The point is not that the doctrine is gone. It is that you should not treat it as a force field. Write as if the prompt might be produced anyway, and let the protection be your backstop rather than your only plan.
A short protocol you can adopt this week
You do not need a committee for this. You need a habit and a couple of agreements.
- Adopt the one rule firm-wide. Write prompts you would be comfortable producing in discovery. Put it on a card next to the workflow rules people already follow.
- Separate the channels. Keep candid strategy thinking out of AI prompt logs. Use AI for defined tasks: summarizing, organizing, drafting from facts you provide.
- Brief your experts. The expert-prompt disclosure order is the clearest warning of all. If an expert is using AI, their prompts may be ordered produced. Make sure they know that before they start, not after a motion to compel.
- Mind the upstream boundary too. What you put into the tool in the first place is a separate question from what happens to the prompt in discovery. For the rules on client confidentiality before anything is uploaded, see what is safe to put into AI. This briefing assumes that question is already settled and deals only with the prompt as a discoverable record.
The skill under the tool
The lesson here is older than AI. Every new tool that captures your reasoning creates a new discovery surface, and the lawyers who get hurt are the ones who treat the tool as private when it is not. Telephones, then email, then text messages, now prompts. The pattern repeats, and so does the defense. Assume the record can be read by the other side, and create a record you can stand behind.
The advantage was never the tool. It is the discipline around it. If you want the structured version for legal work, The Leveraged Attorney teaches how to use AI on real matters without creating exposure you will regret, and the two minute course quiz will point you to the right starting place. For the items that should never go into a tool at all, keep the never upload list close.
Frequently Asked Questions
Can my AI prompts really be discovered by opposing counsel?
In June 2026, yes, it happened. A court ordered an expert witness's AI prompts disclosed (reported by Mayer Brown), and Shell sought the AI prompts used in a climate lawsuit (Reuters, June 2, 2026). The safe assumption now is that a prompt can be requested in discovery and, in the right circumstances, ordered produced. Treat every prompt as a potential exhibit.
Does work-product protection cover my prompts?

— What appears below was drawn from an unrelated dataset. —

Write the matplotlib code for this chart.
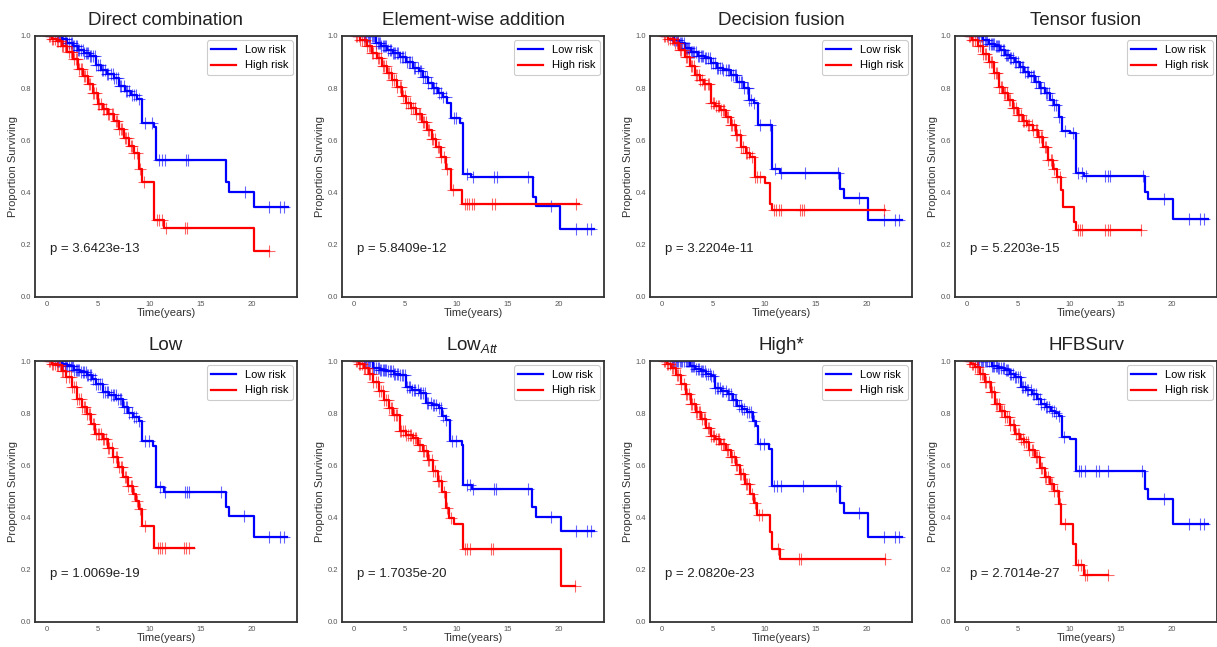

Often, but not automatically. A great deal of AI-assisted work falls inside work-product protection. The exposure shows up where the prompt feeds an expert's reliance, where the workflow sits outside a protected channel, or where confidentiality is broken in a way that waives privilege. Reuters Practical Law flagged this discoverability and privilege-waiver risk on June 8, 2026. The conservative assumption is the right one until your jurisdiction settles the question.
What is the single most useful habit to adopt?
Before you type any prompt, ask whether you would be comfortable producing it in discovery and hearing it read aloud in a deposition. If not, rewrite it or do that thinking somewhere a prompt log does not exist. Keep prompts task-focused and neutral, and keep candid strategy out of them. This is the same instinct you already have about email.
Is this briefing legal advice?
No. The Leveraged Years is an education company, not a law firm. This is a plain language read on developing case law, and the rules around discoverability and privilege are being worked out in real time. Treat it as background, and confirm how any of this applies to your matter, your jurisdiction, and your ethical obligations with a qualified professional.